[Entries with chart source code]
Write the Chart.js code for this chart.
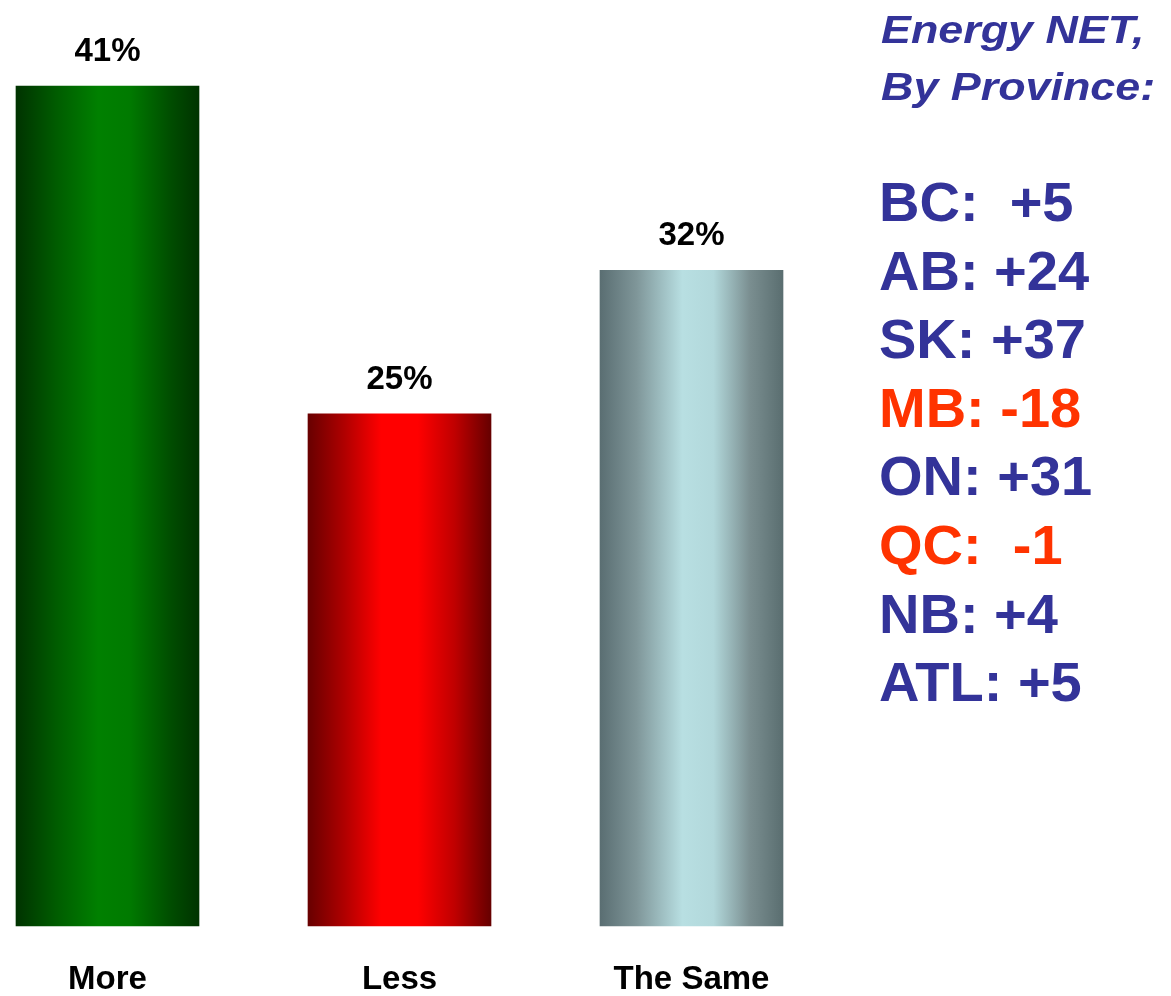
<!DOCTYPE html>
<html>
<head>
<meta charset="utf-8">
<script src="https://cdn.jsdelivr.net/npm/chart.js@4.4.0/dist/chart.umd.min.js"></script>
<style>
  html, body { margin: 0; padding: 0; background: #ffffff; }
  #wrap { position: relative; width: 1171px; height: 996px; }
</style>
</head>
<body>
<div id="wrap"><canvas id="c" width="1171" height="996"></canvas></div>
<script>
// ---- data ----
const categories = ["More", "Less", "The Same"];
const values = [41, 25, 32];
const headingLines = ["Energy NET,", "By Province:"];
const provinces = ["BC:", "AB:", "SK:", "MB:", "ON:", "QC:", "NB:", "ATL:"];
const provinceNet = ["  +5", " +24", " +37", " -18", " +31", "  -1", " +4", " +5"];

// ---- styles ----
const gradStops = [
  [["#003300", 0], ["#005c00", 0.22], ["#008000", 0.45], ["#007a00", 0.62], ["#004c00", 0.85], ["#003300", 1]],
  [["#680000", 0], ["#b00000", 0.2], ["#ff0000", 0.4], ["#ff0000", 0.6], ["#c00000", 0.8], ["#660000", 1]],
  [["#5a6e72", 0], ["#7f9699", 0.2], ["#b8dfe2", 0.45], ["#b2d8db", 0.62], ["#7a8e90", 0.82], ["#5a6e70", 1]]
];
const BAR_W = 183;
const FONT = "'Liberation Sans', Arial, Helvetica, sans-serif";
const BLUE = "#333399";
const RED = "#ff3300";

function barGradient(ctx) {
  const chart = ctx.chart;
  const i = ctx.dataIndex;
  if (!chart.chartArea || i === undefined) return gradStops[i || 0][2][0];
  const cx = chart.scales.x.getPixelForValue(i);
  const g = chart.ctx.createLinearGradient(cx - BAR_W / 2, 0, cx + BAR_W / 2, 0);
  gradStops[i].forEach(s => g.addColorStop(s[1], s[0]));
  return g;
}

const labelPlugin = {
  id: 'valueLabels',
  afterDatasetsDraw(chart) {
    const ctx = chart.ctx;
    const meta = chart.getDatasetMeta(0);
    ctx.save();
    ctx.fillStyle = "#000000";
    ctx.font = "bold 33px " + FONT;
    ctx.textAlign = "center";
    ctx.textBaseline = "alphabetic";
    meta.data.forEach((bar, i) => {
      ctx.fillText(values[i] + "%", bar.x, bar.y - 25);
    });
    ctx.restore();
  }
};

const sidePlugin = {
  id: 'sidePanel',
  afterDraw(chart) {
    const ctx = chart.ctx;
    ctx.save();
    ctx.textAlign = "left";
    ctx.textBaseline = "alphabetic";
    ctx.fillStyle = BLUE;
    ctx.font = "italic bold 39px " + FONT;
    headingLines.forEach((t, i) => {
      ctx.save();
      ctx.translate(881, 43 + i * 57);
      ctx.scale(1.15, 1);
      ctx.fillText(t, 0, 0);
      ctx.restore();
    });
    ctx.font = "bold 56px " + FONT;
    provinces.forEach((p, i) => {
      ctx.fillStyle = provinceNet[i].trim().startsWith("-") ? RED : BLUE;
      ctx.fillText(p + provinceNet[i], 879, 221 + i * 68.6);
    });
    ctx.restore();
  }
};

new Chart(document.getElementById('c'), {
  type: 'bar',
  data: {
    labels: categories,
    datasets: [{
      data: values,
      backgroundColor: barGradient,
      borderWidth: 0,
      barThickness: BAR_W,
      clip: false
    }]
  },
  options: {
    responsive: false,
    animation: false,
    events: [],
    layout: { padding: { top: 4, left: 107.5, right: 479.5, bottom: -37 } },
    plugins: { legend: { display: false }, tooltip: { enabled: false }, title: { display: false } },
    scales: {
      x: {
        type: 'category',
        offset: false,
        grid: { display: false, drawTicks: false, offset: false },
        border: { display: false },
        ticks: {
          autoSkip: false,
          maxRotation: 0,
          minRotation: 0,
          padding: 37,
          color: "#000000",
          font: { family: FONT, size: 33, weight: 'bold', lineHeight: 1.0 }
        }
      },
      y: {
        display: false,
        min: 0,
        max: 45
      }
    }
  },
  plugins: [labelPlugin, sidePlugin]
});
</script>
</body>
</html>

---

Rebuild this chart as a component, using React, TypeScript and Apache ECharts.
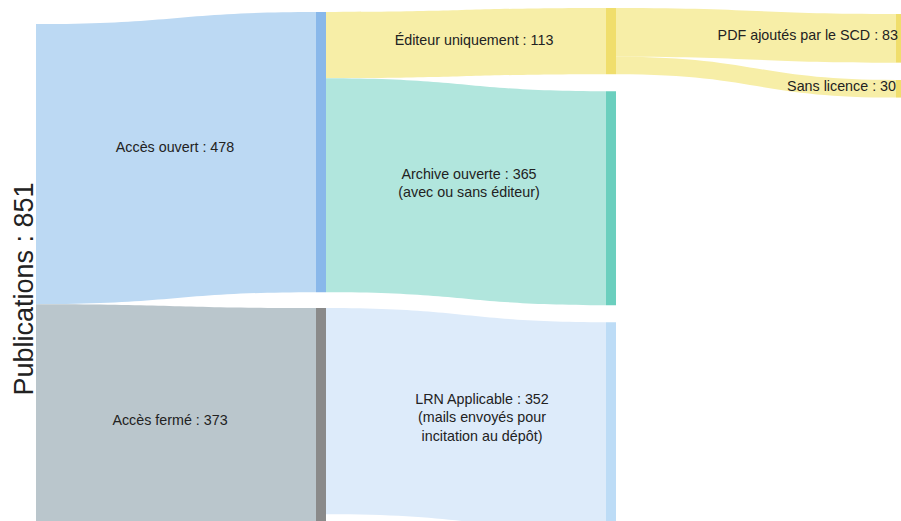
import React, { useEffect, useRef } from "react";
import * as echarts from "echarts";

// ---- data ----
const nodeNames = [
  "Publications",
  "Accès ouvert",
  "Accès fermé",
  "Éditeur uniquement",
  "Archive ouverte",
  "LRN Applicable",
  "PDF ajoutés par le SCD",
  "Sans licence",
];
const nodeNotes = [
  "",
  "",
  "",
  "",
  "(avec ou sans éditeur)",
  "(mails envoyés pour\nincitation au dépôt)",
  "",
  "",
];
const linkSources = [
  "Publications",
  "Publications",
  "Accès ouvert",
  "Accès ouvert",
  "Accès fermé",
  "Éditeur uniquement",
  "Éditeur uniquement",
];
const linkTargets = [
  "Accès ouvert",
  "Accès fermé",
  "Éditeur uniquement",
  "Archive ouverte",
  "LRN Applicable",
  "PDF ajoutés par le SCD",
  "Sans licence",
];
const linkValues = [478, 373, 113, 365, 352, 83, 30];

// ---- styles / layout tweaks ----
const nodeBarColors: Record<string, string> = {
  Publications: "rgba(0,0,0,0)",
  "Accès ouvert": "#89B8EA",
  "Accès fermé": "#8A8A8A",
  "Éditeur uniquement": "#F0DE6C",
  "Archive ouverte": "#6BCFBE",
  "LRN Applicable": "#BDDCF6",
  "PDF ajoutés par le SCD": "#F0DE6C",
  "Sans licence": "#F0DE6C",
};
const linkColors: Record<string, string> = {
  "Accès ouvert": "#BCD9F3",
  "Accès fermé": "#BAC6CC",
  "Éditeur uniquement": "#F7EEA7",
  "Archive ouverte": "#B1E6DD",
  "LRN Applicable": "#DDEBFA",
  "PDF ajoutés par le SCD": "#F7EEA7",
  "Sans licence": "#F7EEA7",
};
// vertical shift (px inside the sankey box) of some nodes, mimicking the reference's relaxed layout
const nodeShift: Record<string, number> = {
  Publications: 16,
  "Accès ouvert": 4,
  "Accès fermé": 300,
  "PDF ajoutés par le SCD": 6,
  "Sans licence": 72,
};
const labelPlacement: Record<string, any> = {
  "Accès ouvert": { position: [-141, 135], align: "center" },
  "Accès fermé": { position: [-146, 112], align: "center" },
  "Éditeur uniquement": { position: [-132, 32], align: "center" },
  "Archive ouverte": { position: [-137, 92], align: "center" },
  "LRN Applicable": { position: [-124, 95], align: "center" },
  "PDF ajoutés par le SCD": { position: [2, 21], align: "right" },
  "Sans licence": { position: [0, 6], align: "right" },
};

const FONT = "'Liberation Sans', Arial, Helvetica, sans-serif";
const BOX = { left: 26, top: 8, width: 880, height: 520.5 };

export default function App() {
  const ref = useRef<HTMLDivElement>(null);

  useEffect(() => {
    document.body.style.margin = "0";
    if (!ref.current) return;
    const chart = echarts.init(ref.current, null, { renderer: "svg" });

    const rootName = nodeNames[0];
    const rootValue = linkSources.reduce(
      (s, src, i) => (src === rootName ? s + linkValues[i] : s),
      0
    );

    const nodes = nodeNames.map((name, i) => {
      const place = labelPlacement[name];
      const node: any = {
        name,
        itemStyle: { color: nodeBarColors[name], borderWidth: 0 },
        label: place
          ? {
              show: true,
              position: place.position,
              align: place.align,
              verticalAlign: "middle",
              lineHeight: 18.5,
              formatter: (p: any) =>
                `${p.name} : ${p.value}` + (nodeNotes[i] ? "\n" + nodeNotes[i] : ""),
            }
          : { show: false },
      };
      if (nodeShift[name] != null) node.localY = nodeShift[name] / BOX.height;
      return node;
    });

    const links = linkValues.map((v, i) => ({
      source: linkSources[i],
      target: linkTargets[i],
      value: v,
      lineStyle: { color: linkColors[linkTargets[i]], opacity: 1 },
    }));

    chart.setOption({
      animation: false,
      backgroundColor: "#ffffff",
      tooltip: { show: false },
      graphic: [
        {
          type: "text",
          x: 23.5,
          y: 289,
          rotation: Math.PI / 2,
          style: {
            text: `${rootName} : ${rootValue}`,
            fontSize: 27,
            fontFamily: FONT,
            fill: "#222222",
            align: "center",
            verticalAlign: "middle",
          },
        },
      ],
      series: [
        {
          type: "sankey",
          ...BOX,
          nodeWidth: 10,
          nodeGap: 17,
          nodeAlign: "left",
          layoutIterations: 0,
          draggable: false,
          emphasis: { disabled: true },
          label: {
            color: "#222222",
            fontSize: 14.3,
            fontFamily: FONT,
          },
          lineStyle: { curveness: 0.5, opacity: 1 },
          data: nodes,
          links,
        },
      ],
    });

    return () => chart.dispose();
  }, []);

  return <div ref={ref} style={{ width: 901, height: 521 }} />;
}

* * *

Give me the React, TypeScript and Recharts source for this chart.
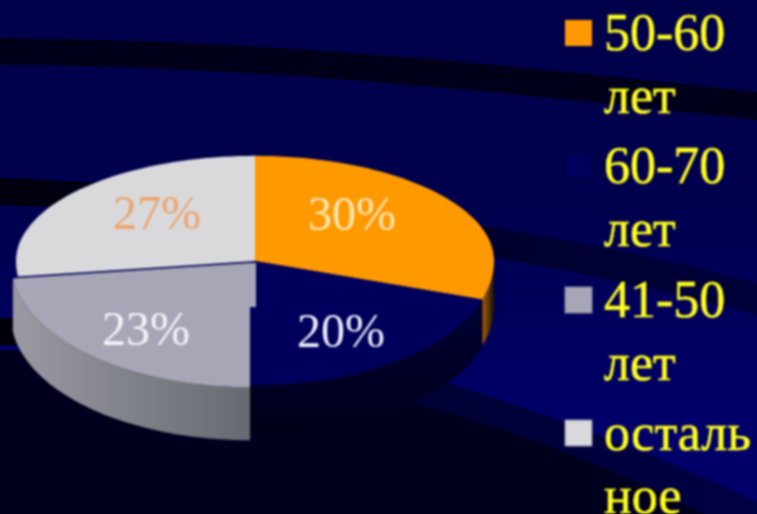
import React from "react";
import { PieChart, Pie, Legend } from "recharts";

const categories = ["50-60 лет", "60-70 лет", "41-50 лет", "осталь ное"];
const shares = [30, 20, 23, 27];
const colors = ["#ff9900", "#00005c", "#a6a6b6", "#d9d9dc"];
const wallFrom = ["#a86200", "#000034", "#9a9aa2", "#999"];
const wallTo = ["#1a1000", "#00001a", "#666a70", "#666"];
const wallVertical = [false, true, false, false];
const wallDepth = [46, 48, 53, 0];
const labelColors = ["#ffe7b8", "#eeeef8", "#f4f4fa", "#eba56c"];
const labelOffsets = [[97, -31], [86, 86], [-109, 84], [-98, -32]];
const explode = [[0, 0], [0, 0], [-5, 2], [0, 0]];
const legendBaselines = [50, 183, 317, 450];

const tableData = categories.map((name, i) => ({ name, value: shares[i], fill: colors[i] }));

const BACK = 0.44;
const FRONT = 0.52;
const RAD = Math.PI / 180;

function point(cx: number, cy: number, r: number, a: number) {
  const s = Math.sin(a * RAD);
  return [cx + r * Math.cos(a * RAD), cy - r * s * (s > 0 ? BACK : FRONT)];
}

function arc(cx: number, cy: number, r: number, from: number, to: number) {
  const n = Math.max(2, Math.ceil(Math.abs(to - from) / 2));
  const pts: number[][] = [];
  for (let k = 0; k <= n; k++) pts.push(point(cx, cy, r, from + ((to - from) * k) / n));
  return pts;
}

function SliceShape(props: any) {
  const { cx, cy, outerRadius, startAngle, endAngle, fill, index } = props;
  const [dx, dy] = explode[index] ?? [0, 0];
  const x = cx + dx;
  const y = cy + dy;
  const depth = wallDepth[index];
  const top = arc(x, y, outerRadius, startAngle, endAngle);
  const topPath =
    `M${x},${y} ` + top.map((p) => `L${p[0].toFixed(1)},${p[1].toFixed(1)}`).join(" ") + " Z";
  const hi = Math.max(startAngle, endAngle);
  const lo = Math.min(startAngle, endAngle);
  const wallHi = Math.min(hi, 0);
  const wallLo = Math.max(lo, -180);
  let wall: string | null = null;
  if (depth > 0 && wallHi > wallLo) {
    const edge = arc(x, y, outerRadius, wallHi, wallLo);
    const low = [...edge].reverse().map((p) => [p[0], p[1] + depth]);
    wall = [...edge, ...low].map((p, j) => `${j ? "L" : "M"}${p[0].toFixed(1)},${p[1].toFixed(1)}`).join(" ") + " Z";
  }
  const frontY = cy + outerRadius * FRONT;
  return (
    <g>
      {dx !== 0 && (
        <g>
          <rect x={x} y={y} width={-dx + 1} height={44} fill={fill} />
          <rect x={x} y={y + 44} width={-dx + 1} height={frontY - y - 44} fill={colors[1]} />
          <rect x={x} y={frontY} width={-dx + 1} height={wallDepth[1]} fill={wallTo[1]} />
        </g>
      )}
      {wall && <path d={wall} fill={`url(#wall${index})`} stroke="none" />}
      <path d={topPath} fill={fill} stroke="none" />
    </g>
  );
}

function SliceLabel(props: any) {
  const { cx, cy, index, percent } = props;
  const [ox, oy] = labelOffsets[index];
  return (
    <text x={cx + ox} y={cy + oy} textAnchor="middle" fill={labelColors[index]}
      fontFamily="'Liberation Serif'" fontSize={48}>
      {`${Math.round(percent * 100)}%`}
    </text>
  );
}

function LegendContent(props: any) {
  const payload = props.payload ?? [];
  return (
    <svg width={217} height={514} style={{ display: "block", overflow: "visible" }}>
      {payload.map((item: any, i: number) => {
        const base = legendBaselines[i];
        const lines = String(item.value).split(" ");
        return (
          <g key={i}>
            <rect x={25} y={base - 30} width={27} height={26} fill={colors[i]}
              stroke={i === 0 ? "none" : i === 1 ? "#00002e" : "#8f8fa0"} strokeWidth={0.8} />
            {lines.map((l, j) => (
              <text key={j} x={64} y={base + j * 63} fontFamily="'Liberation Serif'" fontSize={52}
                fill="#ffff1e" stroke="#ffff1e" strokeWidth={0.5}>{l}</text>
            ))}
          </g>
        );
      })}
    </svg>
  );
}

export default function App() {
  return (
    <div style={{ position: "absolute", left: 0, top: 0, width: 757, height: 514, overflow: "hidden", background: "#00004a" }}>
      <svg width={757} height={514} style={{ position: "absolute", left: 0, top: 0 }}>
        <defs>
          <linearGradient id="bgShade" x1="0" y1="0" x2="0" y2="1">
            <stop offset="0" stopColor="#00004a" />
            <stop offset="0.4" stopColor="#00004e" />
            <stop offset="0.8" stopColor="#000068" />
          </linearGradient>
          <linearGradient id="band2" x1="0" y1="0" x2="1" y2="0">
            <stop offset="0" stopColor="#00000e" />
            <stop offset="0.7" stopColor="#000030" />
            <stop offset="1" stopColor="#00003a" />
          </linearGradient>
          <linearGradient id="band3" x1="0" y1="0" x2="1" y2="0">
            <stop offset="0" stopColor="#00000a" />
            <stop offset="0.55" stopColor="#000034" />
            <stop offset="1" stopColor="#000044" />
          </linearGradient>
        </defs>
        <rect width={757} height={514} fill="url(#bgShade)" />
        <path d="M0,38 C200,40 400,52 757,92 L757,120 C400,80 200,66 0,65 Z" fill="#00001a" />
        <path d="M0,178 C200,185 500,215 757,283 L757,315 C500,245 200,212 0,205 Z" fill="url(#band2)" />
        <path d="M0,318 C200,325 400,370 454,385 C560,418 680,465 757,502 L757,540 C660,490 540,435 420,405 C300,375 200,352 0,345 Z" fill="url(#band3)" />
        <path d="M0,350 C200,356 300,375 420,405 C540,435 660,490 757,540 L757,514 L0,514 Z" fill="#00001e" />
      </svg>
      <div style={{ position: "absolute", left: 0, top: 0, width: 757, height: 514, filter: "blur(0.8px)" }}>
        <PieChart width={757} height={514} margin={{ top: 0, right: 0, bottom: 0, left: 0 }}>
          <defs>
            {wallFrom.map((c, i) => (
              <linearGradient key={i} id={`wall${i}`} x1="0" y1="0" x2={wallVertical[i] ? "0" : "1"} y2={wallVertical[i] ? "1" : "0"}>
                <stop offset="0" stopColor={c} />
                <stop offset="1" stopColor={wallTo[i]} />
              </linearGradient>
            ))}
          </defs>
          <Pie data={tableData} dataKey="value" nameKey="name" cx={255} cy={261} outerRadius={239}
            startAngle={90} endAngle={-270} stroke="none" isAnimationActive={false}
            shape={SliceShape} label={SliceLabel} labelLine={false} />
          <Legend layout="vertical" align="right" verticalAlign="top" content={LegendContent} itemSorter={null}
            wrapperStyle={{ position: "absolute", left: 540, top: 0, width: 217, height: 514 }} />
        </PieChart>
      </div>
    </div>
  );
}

## [Direction]
Keep to the lines above from the line with "Rebuild this chart" to the line with "import * as", and set down exactly those, inclusive, with nothing else and every picture left out.

## [Response for this exercise]
Rebuild this chart as a component, using React, TypeScript and Apache ECharts.
import React, { useEffect, useRef } from "react";
import * as echarts from "echarts";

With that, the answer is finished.